The window showed a faint oblong of gray now, beyond where the Major breathed, and certain objects were dingily and coldly visible. He perceived the broken-backed chair on which his clothes were heaped--with the exception of his flannel shirt, which he still wore; he caught a glimmer of white where Gertie"s blouse hung up for an airing.
He half expected that things would appear more hopeful if he sat up in bed. Yet they did not. The sight of the room, such as it was, brought the concrete and material even more forcibly upon him--the gross things that are called Facts. And it seemed to him that there were no facts beyond them. These were the bones of the Universe--a stuffy bedroom, a rasping flannel suit, a cold dawn, a snoring in the gloom, and three bodies, heavy with weariness.... There once had been other facts: Merefield and Cambridge and Eton had once existed; Jenny had once been a living person who loved him; once there had been a thing called Religion. But they existed no longer.
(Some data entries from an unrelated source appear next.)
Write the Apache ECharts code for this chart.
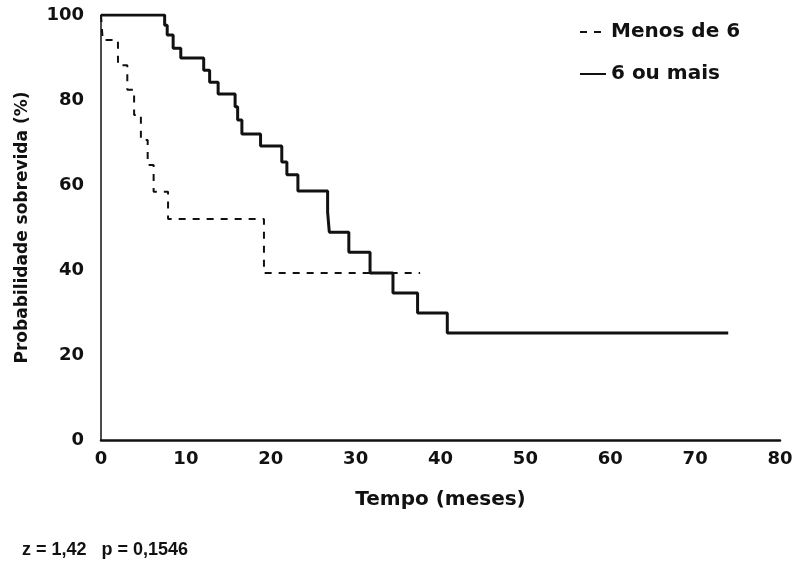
<!DOCTYPE html>
<html>
<head>
<meta charset="utf-8">
<script src="https://cdn.jsdelivr.net/npm/echarts@6/dist/echarts.min.js"></script>
<style>
html,body{margin:0;padding:0;background:#fff;}
#chart{width:796px;height:567px;}
</style>
</head>
<body>
<div id="chart"></div>
<script>
// Data
var seriesNames = ['Menos de 6', '6 ou mais'];
var menosTime = [0, 0.2, 2.0, 3.1, 3.9, 4.7, 5.5, 6.2, 7.9, 19.2, 37.6];
var menosSurv = [100, 94.1, 88.2, 82.4, 76.5, 70.6, 64.7, 58.4, 52.0, 39.3, 39.3];
var maisTime = [0, 7.5, 7.8, 8.5, 9.4, 12.1, 12.8, 13.8, 15.8, 16.1, 16.6, 18.8, 21.3, 21.9, 23.2, 26.7, 26.9, 29.2, 31.7, 34.4, 37.3, 40.8, 73.9];
var maisSurv = [100, 97.6, 95.3, 92.2, 89.9, 87.0, 84.2, 81.4, 78.4, 75.3, 72.0, 69.2, 65.4, 62.4, 58.6, 53.6, 48.9, 44.2, 39.3, 34.6, 29.9, 25.2, 25.2];
var xTicks = [0, 10, 20, 30, 40, 50, 60, 70, 80];
var yTicks = [0, 20, 40, 60, 80, 100];
var xTitle = 'Tempo (meses)';
var yTitle = 'Probabilidade sobrevida (%)';
var footer = 'z = 1,42   p = 0,1546';

function pairs(t, s) { return t.map(function (v, i) { return [v, s[i]]; }); }

var FONT = 'DejaVu Sans';
var chart = echarts.init(document.getElementById('chart'), null, { renderer: 'canvas' });
chart.setOption({
  animation: false,
  backgroundColor: '#ffffff',
  grid: { left: 101, right: 16, top: 15, bottom: 127, containLabel: false },
  legend: {
    orient: 'vertical',
    left: 574,
    top: 17,
    itemWidth: 26,
    itemHeight: 12,
    itemGap: 22,
    data: seriesNames,
    itemStyle: { opacity: 0 },
    textStyle: { fontFamily: FONT, fontWeight: 'bold', fontSize: 20, color: '#111' }
  },
  xAxis: {
    type: 'value',
    min: xTicks[0],
    max: xTicks[xTicks.length - 1],
    interval: 10,
    name: xTitle,
    nameLocation: 'middle',
    nameGap: 50,
    nameTextStyle: { fontFamily: FONT, fontWeight: 'bold', fontSize: 20, color: '#111' },
    axisLine: { lineStyle: { color: '#111', width: 2.5 } },
    axisTick: { show: false },
    splitLine: { show: false },
    axisLabel: { margin: 10, fontFamily: FONT, fontWeight: 'bold', fontSize: 18, color: '#111' }
  },
  yAxis: {
    type: 'value',
    min: yTicks[0],
    max: yTicks[yTicks.length - 1],
    interval: 20,
    name: yTitle,
    nameLocation: 'middle',
    nameGap: 70,
    nameTextStyle: { fontFamily: FONT, fontWeight: 'bold', fontSize: 17, color: '#111' },
    axisLine: { show: true, lineStyle: { color: '#111', width: 1.5 } },
    axisTick: { show: false },
    splitLine: { show: false },
    axisLabel: { margin: 17, fontFamily: FONT, fontWeight: 'bold', fontSize: 18, color: '#111' }
  },
  series: [
    {
      name: seriesNames[0],
      type: 'line',
      step: 'end',
      symbol: 'none',
      data: pairs(menosTime, menosSurv),
      lineStyle: { color: '#111', width: 2, type: [7, 7] },
      itemStyle: { color: '#111' }
    },
    {
      name: seriesNames[1],
      type: 'line',
      step: 'end',
      symbol: 'none',
      data: pairs(maisTime, maisSurv),
      lineStyle: { color: '#111', width: 3 },
      itemStyle: { color: '#111' }
    }
  ],
  graphic: [
    {
      type: 'text',
      left: 22,
      top: 541,
      style: { text: footer, fontFamily: 'Liberation Sans Narrow, Liberation Sans', fontWeight: 'bold', fontSize: 18, fill: '#111' }
    }
  ]
});
</script>
</body>
</html>
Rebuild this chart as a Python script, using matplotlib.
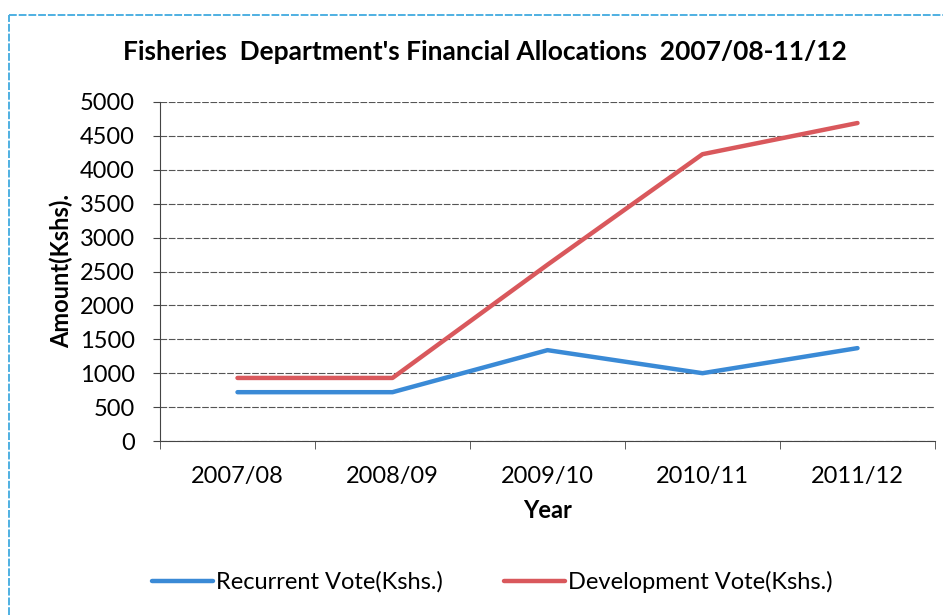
import matplotlib.pyplot as plt
from matplotlib.lines import Line2D

years = ['2007/08', '2008/09', '2009/10', '2010/11', '2011/12']
recurrent_vote = [720, 720, 1340, 1000, 1370]
development_vote = [930, 930, 2600, 4230, 4690]
y_ticks = [0, 500, 1000, 1500, 2000, 2500, 3000, 3500, 4000, 4500, 5000]

plt.rcParams['font.family'] = ['Lato', 'DejaVu Sans']

fig = plt.figure(figsize=(9.43, 6.15), dpi=100)
ax = fig.add_axes([160 / 943, 1 - 441 / 615, 775 / 943, 339 / 615])

x = list(range(len(years)))
ax.plot(x, recurrent_vote, color='#3a8ad6', lw=3.2, solid_capstyle='round',
        label='Recurrent Vote(Kshs.)')
ax.plot(x, development_vote, color='#d9585c', lw=3.2, solid_capstyle='round',
        label='Development Vote(Kshs.)')

ax.set_xlim(-0.5, len(years) - 0.5)
ax.set_ylim(0, 5000)
ax.set_yticks(y_ticks)
ax.set_yticklabels([str(v) for v in y_ticks], fontsize=17)
ax.set_xticks(x)
ax.set_xticklabels(years, fontsize=17)
ax.set_xticks([i - 0.5 for i in range(len(years) + 1)], minor=True)
ax.tick_params(axis='x', which='major', length=0, pad=18)
ax.tick_params(axis='x', which='minor', length=6, direction='out', color='#444')
ax.tick_params(axis='y', length=5, direction='out', color='#444', pad=13)

ax.grid(axis='y', color='#555555', lw=0.8, ls=(0, (6, 1.5)))
ax.set_axisbelow(True)
for side in ['top', 'right']:
    ax.spines[side].set_visible(False)
ax.spines['left'].set_color('#444')
ax.spines['bottom'].set_color('#444')

ax.set_xlabel('Year', fontsize=17, fontweight='bold', labelpad=9)
ax.set_ylabel('Amount(Kshs).', fontsize=17, fontweight='bold', labelpad=5)

fig.text(485 / 943, 1 - 52 / 615, "Fisheries  Department's Financial Allocations  2007/08-11/12",
         ha='center', va='center', fontsize=19, fontweight='bold')

fig.legend(loc='center', bbox_to_anchor=(492 / 943, 1 - 582 / 615), ncol=2,
           frameon=False, fontsize=17, handlelength=2.6, handletextpad=0.1,
           columnspacing=2.6)

# light blue frame along the top and left edges
frame = dict(transform=fig.transFigure, color='#4fb0e2', lw=1.4, ls=(0, (4, 1)))
fig.lines.append(Line2D([9 / 943, 1.0], [1 - 15 / 615] * 2, **frame))
fig.lines.append(Line2D([9 / 943] * 2, [0.0, 1 - 15 / 615], **frame))

fig.savefig('out.png', dpi=100)
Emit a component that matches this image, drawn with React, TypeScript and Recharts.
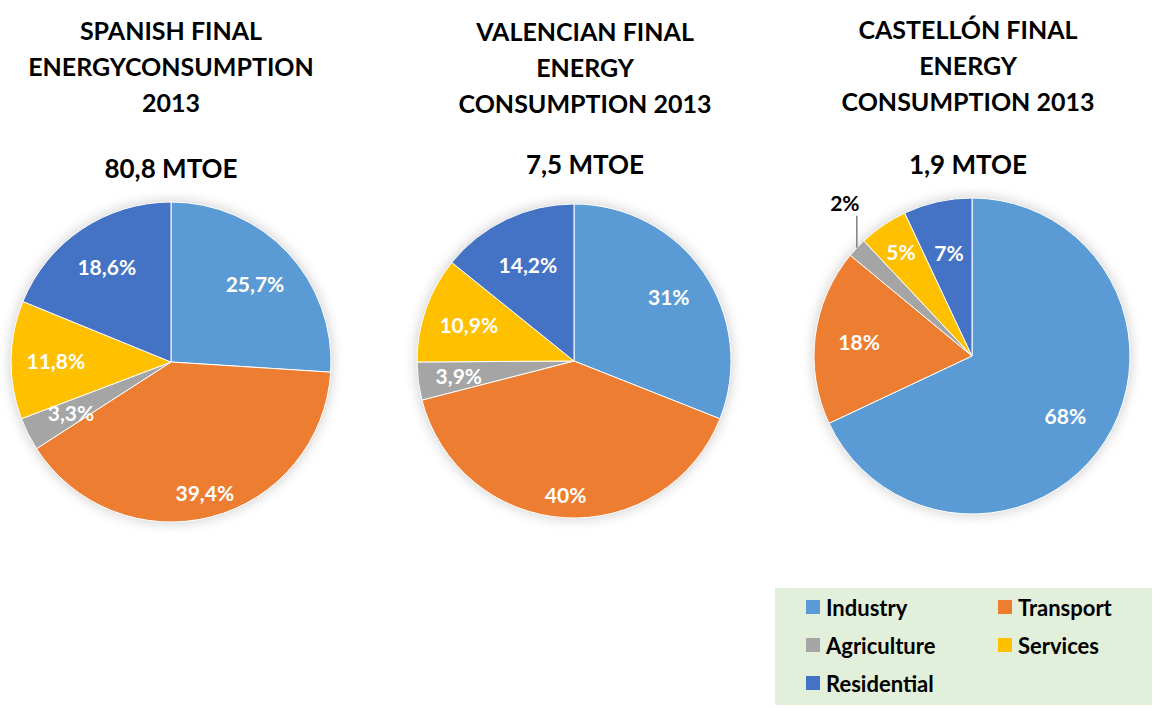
import { Cell, Pie, PieChart } from "recharts";

const categories = ["Industry", "Transport", "Agriculture", "Services", "Residential"];
const colors = ["#5b9bd5", "#ed7d31", "#a5a5a5", "#ffc000", "#4472c4"];

const spainValues = [25.7, 39.4, 3.3, 11.8, 18.6];
const valenciaValues = [31, 40, 3.9, 10.9, 14.2];
const castellonValues = [68, 18, 2, 5, 7];

const spainTitle = ["SPANISH FINAL", "ENERGYCONSUMPTION", "2013"];
const valenciaTitle = ["VALENCIAN FINAL", "ENERGY", "CONSUMPTION 2013"];
const castellonTitle = ["CASTELLÓN FINAL", "ENERGY", "CONSUMPTION 2013"];
const totals = ["80,8 MTOE", "7,5 MTOE", "1,9 MTOE"];

const FONT = "Lato, 'Open Sans', sans-serif";

// layout for each pie: centre, radius, title centre, how far out each label sits
const pies = [
  {
    key: "spain",
    values: spainValues,
    title: spainTitle,
    total: totals[0],
    cx: 171,
    cy: 362,
    r: 160,
    titleX: 171,
    titleTop: 12,
    totalY: 168,
    labelFrac: [0.72, 0.84, 0.7, 0.72, 0.72],
  },
  {
    key: "valencia",
    values: valenciaValues,
    title: valenciaTitle,
    total: totals[1],
    cx: 574,
    cy: 361,
    r: 157,
    titleX: 585,
    titleTop: 13,
    totalY: 164,
    labelFrac: [0.73, 0.85, 0.74, 0.71, 0.68],
  },
  {
    key: "castellon",
    values: castellonValues,
    title: castellonTitle,
    total: totals[2],
    cx: 972,
    cy: 356,
    r: 158,
    titleX: 968,
    titleTop: 11,
    totalY: 164,
    labelFrac: [0.7, 0.72, 1.2, 0.8, 0.67],
  },
];

function formatPct(v: number): string {
  return `${String(v).replace(".", ",")}%`;
}

function makeLabel(values: number[], fracs: number[]) {
  return (props: any) => {
    const { cx, cy, midAngle, outerRadius, index } = props;
    const rad = Math.PI / 180;
    const text = formatPct(values[index]);
    const frac = fracs[index];
    const cos = Math.cos(-midAngle * rad);
    const sin = Math.sin(-midAngle * rad);
    if (frac > 1) {
      const ex = cx + outerRadius * cos;
      const ey = cy + outerRadius * sin;
      return (
        <g key={`lbl-${index}`}>
          <line x1={ex} y1={ey} x2={ex} y2={ey - 32} stroke="#7f7f7f" strokeWidth={1.5} />
          <text
            x={ex - 12}
            y={ey - 45}
            fill="#000"
            fontFamily={FONT}
            fontWeight={700}
            fontSize={21}
            textAnchor="middle"
            dominantBaseline="central"
          >
            {text}
          </text>
        </g>
      );
    }
    const rr = outerRadius * frac;
    return (
      <text
        key={`lbl-${index}`}
        x={cx + rr * cos}
        y={cy + rr * sin}
        fill="#fff"
        fontFamily={FONT}
        fontWeight={700}
        fontSize={21}
        textAnchor="middle"
        dominantBaseline="central"
      >
        {text}
      </text>
    );
  };
}

export default function App() {
  return (
    <div
      style={{
        position: "absolute",
        left: 0,
        top: 0,
        width: 1153,
        height: 709,
        background: "#fff",
        fontFamily: FONT,
      }}
    >
      <PieChart width={1153} height={709} margin={{ top: 0, right: 0, bottom: 0, left: 0 }}>
        <defs>
          <filter id="pieGlow" x="-20%" y="-20%" width="140%" height="140%">
            <feGaussianBlur in="SourceAlpha" stdDeviation="7" />
            <feComponentTransfer>
              <feFuncA type="linear" slope="0.22" />
            </feComponentTransfer>
          </filter>
        </defs>
        {pies.map((p) => (
          <Pie
            key={`glow-${p.key}`}
            data={[{ name: "all", value: 1 }]}
            dataKey="value"
            cx={p.cx}
            cy={p.cy}
            outerRadius={p.r}
            stroke="none"
            isAnimationActive={false}
          >
            <Cell fill="#000" filter="url(#pieGlow)" />
          </Pie>
        ))}
        {pies.map((p) => (
          <Pie
            key={p.key}
            data={categories.map((name, i) => ({ name, value: p.values[i] }))}
            dataKey="value"
            nameKey="name"
            cx={p.cx}
            cy={p.cy}
            outerRadius={p.r}
            startAngle={90}
            endAngle={-270}
            stroke="#fff"
            strokeWidth={1}
            labelLine={false}
            label={makeLabel(p.values, p.labelFrac)}
            isAnimationActive={false}
          >
            {categories.map((name, i) => (
              <Cell key={name} fill={colors[i]} />
            ))}
          </Pie>
        ))}
      </PieChart>

      {pies.map((p) => (
        <div key={`t-${p.key}`}>
          <div
            style={{
              position: "absolute",
              left: p.titleX - 200,
              width: 400,
              top: p.titleTop,
              textAlign: "center",
              fontWeight: 700,
              fontSize: 25,
              lineHeight: "36px",
              color: "#000",
            }}
          >
            {p.title.map((line) => (
              <div key={line}>{line}</div>
            ))}
          </div>
          <div
            style={{
              position: "absolute",
              left: p.titleX - 200,
              width: 400,
              top: p.totalY - 18,
              textAlign: "center",
              fontWeight: 700,
              fontSize: 26,
              lineHeight: "36px",
              color: "#000",
            }}
          >
            {p.total}
          </div>
        </div>
      ))}

      <div
        style={{
          position: "absolute",
          left: 775,
          top: 588,
          width: 377,
          height: 117,
          background: "#e2efda",
        }}
      >
        {categories.map((name, i) => (
          <div
            key={name}
            style={{
              position: "absolute",
              left: i % 2 === 0 ? 31 : 223,
              top: Math.floor(i / 2) * 38 + 4,
              height: 30,
              display: "flex",
              alignItems: "center",
              fontWeight: 700,
              fontSize: 22,
              color: "#000",
            }}
          >
            <span
              style={{
                display: "inline-block",
                width: 14,
                height: 14,
                background: colors[i],
                marginRight: 6,
              }}
            />
            {name}
          </div>
        ))}
      </div>
    </div>
  );
}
He had touched reality at last.
Frank drew a long, dismal sigh; he lay down; he knew the worst now; and in five minutes he was asleep.
(II)
Of course, the thing wore away by midday, and matters had readjusted themselves. But the effect remained as a kind of bruise below the surface. He was conscious that it had once been possible for him to doubt the value of everything; he was aware that there was a certain mood in which nothing seemed worth while.
It was practically his first experience of the kind, and he did not understand it. But it did its work; and I date from that day a certain increased sort of obstinacy that showed itself even more plainly in his character. One thing or the other must be the effect of such a mood in which--even though only for an hour or two--all things other than physical take on themselves an appearance of illusiveness: either the standard is lowered and these things are treated as slightly doubtful; or the will sets its teeth and determines to live by them, whether they are doubtful or not. And the latter I take to be the most utter form of faith.
About midday the twine round Frank"s bundle broke abruptly, and every several article fell on to the road. He repressed a violent feeling of irritation, and turned round to pick them up. The Major and Gertie instinctively made for a gate in the hedge, rested down their bundles and leaned against it.
Frank gathered the articles--a shirt, a pair of softer shoes, a razor and brush, a tin of potted meat, a rosary, a small round cracked looking-gla.s.s and a piece of lead piping--and packed them once more carefully together on the bank. He tested his string, knotted it, drew it tight, and it broke again. The tin of potted meat--like some small intelligent animal--ran hastily off the path and dived into a small drain.
A short cry of mirth broke from the Major, and Gertie smiled.
Frank said nothing at all. He lay down on the road, plunged his arm into the drain and drew up the potted meat; it had some disagreeable-looking moist substance adhering to it, which he wiped off on to his sleeve, and then regretted having done so. Again he packed his things; again he drew the string tight, and again it snapped.
"Lord! man, don"t be so hard on it."
Frank looked up with a kind of patient fury. His instinct was to kick every single object that lay before him on the path as hard as possible in every direction.
"Have you any more string?" he said.
"No. Stick the things in your pocket and come on."